To recap, U.S. coal has been knocked heavily by the following factors:

  • Cheap shale gas flooded the market causing natural gas prices to dive 80 percent since 2008, pricing out coal in electricity supply
  • Renewables costs have fallen simultaneously, with both developments reducing coal’s share of supply by 10 percent over the same period
  • Air pollution, environment and climate laws issued by the Environmental Protection Agency. The EPA has issued seven in the last few years

The industry’s plan B, to export production to assumed perennial growth markets in Asia, has also floundered amid a global market awash with supply from other countries and weak demand; Chinese coal consumption fell nearly 3% in 2014 while India, the world’s third largest buyer, says it may stop imports of thermal coal in the next three years With domestic markets collapsing and no lifeline from abroad, 264 [1]US mines were closed between 2011 and 2013.

In the future, international investors should be wary of structural rather than cyclical decline in fossil fuel markets like coal. This pattern is spreading across the globe, and poses an existential threat to the business models of companies focused on coal.
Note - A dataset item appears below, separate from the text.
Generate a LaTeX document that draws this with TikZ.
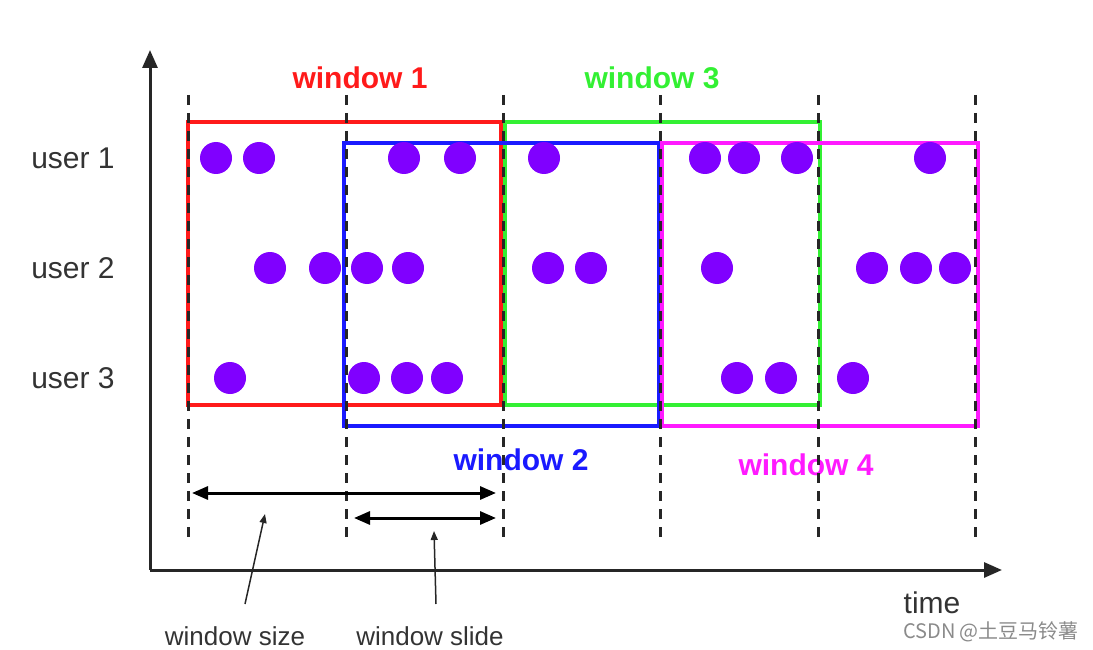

Carbon Tracker’s “Coal supply Cost Curve” study published last year found that globally approximately $142 billion of future investment (capex) in coal mines for export to 2025 requires a $75 per tonne breakeven price to make a return.

“The collapse in the share prices of the US coal sector 2011-14 is an illustration of how markets can punish investors in a climate-constrained world where lower carbon technology is developing rapidly,” said Mark Fulton research advisor to Carbon Tracker and formerly head of research at Deutsche Bank on climate.